Não encontro outro ser que tenha afirmado ser Deus, ou ter a revelação para a satisfação dos problemas deste mundo que, ao comparar diversos relatos parecidos sobre ele, possibilitasse uma visão clarificada. Geralmente são só uma porção de manifestos tentando parecer, como cópias baratas da mesma coisa, paródias da mesma história. Mas os Evangelhos são não paródias de uma mesma fonte. São fotos tiradas de perspectivas diferentes do mesmo Jesus. O resultado é que ao lermos cada um deles, nossos olhos finalmente podem ser abertos, nosso coração devidamente apontado para estes espelhos que nos permitem ver a profundidade do caráter do Mestre e a dimensão de sua missão.

Hoje em dia podemos facilmente ver coisas em 3D. Há até dispositivos que nos permitem ver em 3D sem usar os óculos. Os filmes 3D são feitos exatamente como os nossos mapas na faculdade. Duas lentes gravam a mesma cena, em perspectivas levemente diferentes, e são colocadas sobrepostas na produção final.

Na minha infância a coisa era um pouco mais difícil, talvez mais divertido se você for alguém nostálgico. Dava um trabalhão ver em 3D, e confesso que era necessária muita paciência até finalmente ver a imagem.
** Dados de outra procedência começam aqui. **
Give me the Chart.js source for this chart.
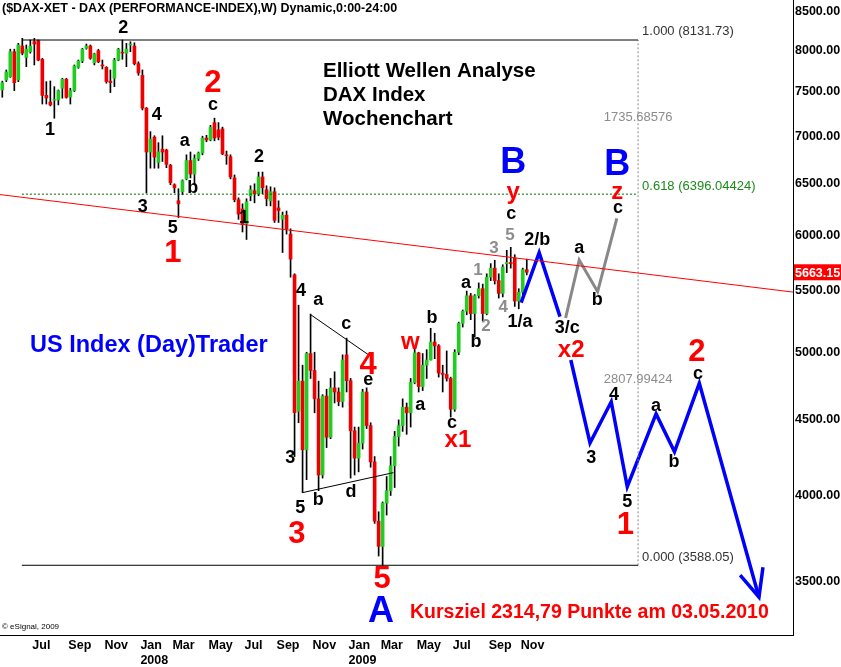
<!DOCTYPE html>
<html>
<head>
<meta charset="utf-8">
<script src="https://cdn.jsdelivr.net/npm/chart.js@4.4.1/dist/chart.umd.min.js"></script>
<style>
  html, body { margin: 0; padding: 0; background: #fff; }
</style>
</head>
<body>
<canvas id="c" width="841" height="667"></canvas>
<script>
// DAX weekly bars, first bar = week of 14 May 2007
var startDate = '2007-05-14';
var opens  = [7523,7641,7679,7985,7641,8056,7914,7985,8110,8123,7891,7460,7384,7404,7407,7543,7649,7441,7515,7793,
              7870,8028,8056,7849,7998,7822,7793,7627,7661,7882,7979,7967,8069,8056,7838,7697,7313,6830,6990,6720,
              6860,6850,6690,6490,6330,6420,6550,6740,6600,6760,6820,6980,6960,7150,7070,7080,6800,6780,6560,6340,
              6250,6110,6380,6430,6400,6570,6440,6330,6420,6260,6150,6190,6010,5640,4560,4780,4295,4990,4860,4650,
              4130,4670,4380,4730,4700,4630,4980,4783,4424,4240,4340,4700,4460,4215,3843,3695,3953,4030,4190,4385,
              4460,4590,4550,4770,4995,4740,4900,4940,5080,5050,4840,4830,4800,4575,5000,5230,5330,5460,5310,5460,
              5520,5310,5620,5700,5590,5480,5740,5750,5790,5415,5490,5686];
var highs  = [7627,7761,8016,8016,8090,8153,8069,8132,8153,8132,7903,7621,7629,7562,7523,7661,7661,7543,7822,7882,
              8028,8081,8069,7967,8016,7882,7801,7761,7903,8028,8132,8090,8110,8097,7860,7761,7320,7050,7005,6930,
              7005,6860,6700,6500,6450,6540,6800,6830,6800,6830,7000,7010,7120,7200,7150,7100,6840,6800,6590,6360,
              6300,6350,6480,6500,6620,6620,6480,6470,6460,6330,6220,6230,6060,5650,5380,4900,5000,5306,5000,4780,
              4680,4720,4800,4850,4730,4980,5111,4800,4450,4450,4720,4730,4480,4250,3900,3960,4120,4250,4420,4500,
              4650,4620,4800,5030,5000,4990,5020,5190,5150,5060,4900,5010,4810,5020,5240,5340,5500,5480,5470,5570,
              5560,5650,5740,5770,5650,5730,5860,5888,5820,5520,5700,5780];
var lows   = [7438,7621,7672,7515,7621,7946,7801,7967,7822,7873,7360,7360,7338,7199,7350,7427,7427,7360,7504,7781,
              7849,8016,7891,7822,7849,7773,7602,7492,7562,7873,7891,7801,7985,7822,7697,7292,6408,6660,6660,6660,
              6730,6665,6490,6410,6167,6390,6540,6560,6500,6740,6800,6940,6950,6950,6960,6800,6700,6550,6320,6150,
              6030,5960,6330,6310,6380,6400,6280,6280,6120,6120,5840,6010,5620,4250,4480,4018,4100,4800,4550,4030,
              4110,4310,4370,4620,4600,4590,4700,4110,4130,4150,4300,4440,4180,3830,3640,3588,3880,4000,4050,4320,
              4420,4400,4450,4760,4700,4710,4800,4940,4950,4810,4700,4780,4520,4560,4980,5200,5300,5260,5120,5440,
              5250,5300,5590,5560,5440,5450,5660,5700,5370,5350,5470,5640];
var closes = [7609,7737,7985,7609,8069,7967,8016,8056,8081,7882,7460,7429,7350,7407,7515,7649,7437,7515,7809,7870,
              8016,8056,7903,7958,7860,7809,7621,7609,7882,8016,7967,8016,8081,7838,7725,7313,6830,6968,6775,6832,
              6830,6700,6510,6460,6300,6530,6740,6600,6760,6820,6980,6960,7100,6980,6990,6810,6790,6570,6340,6200,
              6100,6320,6440,6400,6570,6460,6350,6420,6140,6235,6190,6060,5780,4550,4780,4295,4990,4860,4650,4130,
              4670,4380,4730,4700,4630,4940,4783,4424,4240,4340,4700,4460,4215,3843,3695,3953,4030,4190,4385,4460,
              4590,4550,4770,4995,4740,4900,4940,5080,5050,4840,4830,4800,4575,5000,5230,5330,5460,5310,5460,5520,
              5310,5620,5700,5590,5480,5710,5750,5740,5415,5490,5686,5663.15];

var monthNames = ['Jan','Feb','Mar','Apr','May','Jun','Jul','Aug','Sep','Oct','Nov','Dec'];
var priceTicks = [3500,4000,4500,5000,5500,6000,6500,7000,7500,8000,8500];

// fibonacci tool
var fibHigh = 8131.73, fibLow = 3588.05, fib618 = 6396.04424;
var fibWeeks = [4.9, 158.8];

// trend line and triangle
var trendWeeks = [-0.6, 197.5], trendValues = [6392, 5491];
var triUpperWeeks = [76.9, 91.9], triUpperValues = [5304, 4971];
var triLowerWeeks = [75.0, 97.7], triLowerValues = [4018, 4145];

// projections
var blueAWeeks = [129.6, 134.1, 139.3], blueAValues = [5401, 5839, 5285];
var greyWeeks = [140.7, 144.1, 148.7, 153.5], greyValues = [5274, 5773, 5495, 6160];
var blueBWeeks = [142.0, 146.8, 152.1, 156.1, 163.3, 167.9, 174.1, 189.0];
var blueBValues = [4940, 4341, 4629, 4055, 4542, 4282, 4764, 3414];
var arrowWeeks = [184.3, 189.0, 190.0], arrowValues = [3534, 3414, 3577];

// wave labels: text, week, price, style
var waveLabels = [
  ['2',30.2,8285,'k'],['1',11.9,7069,'k'],['4',38.6,7235,'k'],['3',35.1,6270,'k'],
  ['a',45.6,6948,'k'],['b',47.6,6457,'k'],['5',42.6,6067,'k'],['c',52.6,7349,'k'],
  ['2',64.1,6777,'k'],['1',60.4,6163,'k'],['4',74.6,5500,'k'],['a',78.9,5425,'k'],
  ['c',85.9,5225,'k'],['3',71.9,4241,'k'],['5',74.4,3923,'k'],['b',78.9,3973,'k'],
  ['d',87.1,4022,'k'],['e',91.4,4789,'k'],['a',104.4,4606,'k'],['b',107.3,5273,'k'],
  ['c',112.3,4478,'k'],['a',115.8,5570,'k'],['b',118.3,5081,'k'],['c',127.1,6201,'k'],
  ['1/a',129.3,5242,'k'],['2/b',133.6,5956,'k'],['a',144.1,5882,'k'],['b',148.6,5425,'k'],
  ['c',153.8,6260,'k'],['3/c',141.1,5192,'k'],['3',147.1,4241,'k'],['4',152.8,4677,'k'],
  ['5',156.1,3960,'k'],['a',163.3,4599,'k'],['b',167.8,4215,'k'],['c',173.8,4833,'k'],
  ['2',52.6,7605,'R'],['1',42.6,5835,'R'],['3',73.6,3762,'R'],['4',91.4,4901,'R'],
  ['5',94.9,3508,'R'],['1',155.6,3820,'R'],['2',173.5,5002,'R'],
  ['w',101.9,5081,'r'],['x1',113.8,4362,'r'],['y',127.6,6417,'r'],['x2',142.1,5018,'r'],['z',153.6,6417,'r'],
  ['B',127.6,6714,'B'],['B',153.6,6693,'B'],['A',94.6,3336,'B'],
  ['1',118.8,5684,'g'],['2',120.8,5208,'g'],['3',122.8,5882,'g'],['4',125.1,5365,'g'],['5',126.8,6002,'g']
];

var FONT = '"Liberation Sans", Arial, sans-serif';
var labelStyles = {
  k: { font: 'bold 18px ' + FONT, color: '#000' },
  R: { font: 'bold 31px ' + FONT, color: '#ff0000' },
  r: { font: 'bold 24px ' + FONT, color: '#ff0000' },
  B: { font: 'bold 36px ' + FONT, color: '#0000ff' },
  g: { font: 'bold 17px ' + FONT, color: '#8c8c8c' }
};

function weekDate(i) {
  var d = new Date(startDate + 'T00:00:00Z');
  d.setUTCDate(d.getUTCDate() + 7 * i);
  return d;
}

var xTicks = [];
for (var i = 0; i < closes.length; i++) {
  var d = weekDate(i);
  if (d.getUTCDate() <= 7 && d.getUTCMonth() % 2 === 0) {
    var m = d.getUTCMonth();
    xTicks.push({ value: i, label: m === 0 ? [monthNames[m], String(d.getUTCFullYear())] : monthNames[m] });
  }
}

var bodies = [], wicks = [], bodyColors = [];
for (var i = 0; i < closes.length; i++) {
  var o = opens[i], c = closes[i];
  if (Math.abs(o - c) < o * 0.0012) { c = o * 1.0012; }
  bodies.push({ x: i, y: [o, c] });
  wicks.push({ x: i, y: [lows[i], highs[i]] });
  bodyColors.push(closes[i] >= opens[i] ? '#22cc22' : '#ee0000');
}

function pts(ws, vs) { return ws.map(function (w, k) { return { x: w, y: vs[k] }; }); }

function lineSet(data, color, width, dash) {
  return { type: 'line', data: data, borderColor: color, borderWidth: width, borderDash: dash || [],
           pointRadius: 0, fill: false, tension: 0, order: 0 };
}

function noPad(s) { s.paddingTop = 0; s.paddingBottom = 0; s.paddingLeft = 0; s.paddingRight = 0; }

var texts = {
  id: 'texts',
  afterDatasetsDraw: function (chart) {
    var ctx = chart.ctx, xs = chart.scales.x, ys = chart.scales.y;
    ctx.save();
    ctx.textAlign = 'center';
    ctx.textBaseline = 'middle';
    waveLabels.forEach(function (l) {
      var st = labelStyles[l[3]];
      ctx.font = st.font;
      ctx.fillStyle = st.color;
      ctx.fillText(l[0], xs.getPixelForValue(l[1]), ys.getPixelForValue(l[2]));
    });

    // fibonacci texts
    var fx = xs.getPixelForValue(fibWeeks[1]);
    var yH = ys.getPixelForValue(fibHigh), yM = ys.getPixelForValue(fib618), yL = ys.getPixelForValue(fibLow);
    ctx.font = '13px ' + FONT;
    ctx.textAlign = 'left';
    ctx.fillStyle = '#333';
    ctx.fillText('1.000 (' + fibHigh.toFixed(2) + ')', fx + 4, yH - 9);
    ctx.fillText('0.000 (' + fibLow.toFixed(2) + ')', fx + 4, yL - 8);
    ctx.fillStyle = '#1a8a1a';
    ctx.fillText('0.618 (' + fib618.toFixed(5) + ')', fx + 4, yM - 8);
    ctx.fillStyle = '#8c8c8c';
    ctx.textAlign = 'center';
    ctx.fillText((fibHigh - fib618).toFixed(5), fx, (yH + yM) / 2);
    ctx.fillText((fib618 - fibLow).toFixed(5), fx, (yM + yL) / 2);

    // headline texts
    ctx.textAlign = 'left';
    ctx.fillStyle = '#000';
    ctx.font = 'bold 12.5px ' + FONT;
    ctx.fillText('($DAX-XET - DAX (PERFORMANCE-INDEX),W) Dynamic,0:00-24:00', 2, 9);
    ctx.font = 'bold 20.5px ' + FONT;
    ctx.fillText('Elliott Wellen Analyse', 323, 71);
    ctx.fillText('DAX Index', 323, 95);
    ctx.fillText('Wochenchart', 323, 119);
    ctx.fillStyle = '#0000ff';
    ctx.font = 'bold 23.5px ' + FONT;
    ctx.fillText('US Index (Day)Trader', 30, 346);
    ctx.fillStyle = '#ff0000';
    ctx.font = 'bold 19.5px ' + FONT;
    ctx.fillText('Kursziel 2314,79 Punkte am 03.05.2010', 410, 613);
    ctx.fillStyle = '#000';
    ctx.font = '8px ' + FONT;
    ctx.fillText('\u00a9 eSignal, 2009', 2, 627);

    // last price box on the price axis
    var last = closes[closes.length - 1];
    var yp = ys.getPixelForValue(last);
    ctx.fillStyle = '#ff0000';
    ctx.fillRect(794, yp - 8, 47, 16);
    ctx.fillStyle = '#fff';
    ctx.font = 'bold 12.5px ' + FONT;
    ctx.fillText(last.toFixed(2), 795, yp + 1);
    ctx.restore();
  }
};

new Chart(document.getElementById('c'), {
  type: 'bar',
  data: {
    datasets: [
      { type: 'bar', data: bodies, backgroundColor: bodyColors, borderWidth: 0, barThickness: 3, grouped: false, order: 1 },
      { type: 'bar', data: wicks, backgroundColor: '#000', borderWidth: 0, barThickness: 1, grouped: false, order: 2 },
      lineSet(pts(trendWeeks, trendValues), '#ff0000', 1),
      lineSet(pts(fibWeeks, [fibHigh, fibHigh]), '#000', 1),
      lineSet(pts(fibWeeks, [fibLow, fibLow]), '#000', 1),
      lineSet(pts(fibWeeks, [fib618, fib618]), '#006400', 1, [2, 2]),
      lineSet(pts([fibWeeks[1], fibWeeks[1]], [fibLow, fibHigh]), '#888', 1, [2, 2]),
      lineSet(pts(triUpperWeeks, triUpperValues), '#000', 1),
      lineSet(pts(triLowerWeeks, triLowerValues), '#000', 1),
      lineSet(pts(greyWeeks, greyValues), '#888', 3),
      lineSet(pts(blueAWeeks, blueAValues), '#0000ff', 3.5),
      lineSet(pts(blueBWeeks, blueBValues), '#0000ff', 3.5),
      lineSet(pts(arrowWeeks, arrowValues), '#0000ff', 3.5)
    ]
  },
  options: {
    responsive: false,
    animation: false,
    devicePixelRatio: 1,
    layout: { padding: 0 },
    plugins: { legend: { display: false }, tooltip: { enabled: false } },
    scales: {
      x: {
        type: 'linear',
        offset: false,
        min: -0.575,
        max: 197.5,
        grid: { display: false, drawTicks: false },
        border: { display: true, color: '#000', width: 1 },
        afterBuildTicks: function (s) { s.ticks = xTicks.map(function (t) { return { value: t.value }; }); },
        afterFit: function (s) { s.height = 32; noPad(s); },
        ticks: {
          autoSkip: false, maxRotation: 0, align: 'start', labelOffset: 2, padding: 3,
          color: '#000', font: { family: FONT, size: 12.5, weight: 'bold', lineHeight: 1.2 },
          callback: function (v) {
            for (var k = 0; k < xTicks.length; k++) { if (xTicks[k].value === v) return xTicks[k].label; }
            return '';
          }
        }
      },
      y: {
        type: 'logarithmic',
        position: 'right',
        min: 3218.8,
        max: 8654.5,
        grid: { display: false, drawTicks: false },
        border: { display: true, color: '#000', width: 1 },
        afterBuildTicks: function (s) { s.ticks = priceTicks.map(function (v) { return { value: v }; }); },
        afterFit: function (s) { s.width = 48; noPad(s); },
        ticks: {
          padding: 2, color: '#000', font: { family: FONT, size: 12.5, weight: 'bold' },
          callback: function (v) { return Number(v).toFixed(2); }
        }
      }
    }
  },
  plugins: [texts]
});
</script>
</body>
</html>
Forçar os olhos e finalmente ver.

Mas a estereoscopia é uma tecnologia que é mais antiga do que pensamos. Os autores dos Evangelhos foram os primeiros a desbravar este conceito.

A primeira versão estereoscópica da história é o próprio Evangelho de Cristo Jesus, sem óculos. Não se satisfaça com um simples sobrevoar panorâmico na vida de Jesus, vá até o que Marcos, Mateus, Lucas e João relataram e force seus olhos e seu coração a ver o reflexo estereoscópico de Cristo a cada página dos Evangelhos.

Falei sobre imagens em estéreo. Talvez um dia fale sobre a música em estéreo. Talvez um dia fale também sobre a realidade aumentada e aqueles óculos que te deixam como um bocó balançando a cabeça no céu na frente dos seus amigos.

Quem estiver interessado na coleção de Mini Monstros, com o óculos 3D de papel celofane, procure no Mercado Livre a partir de amanhã.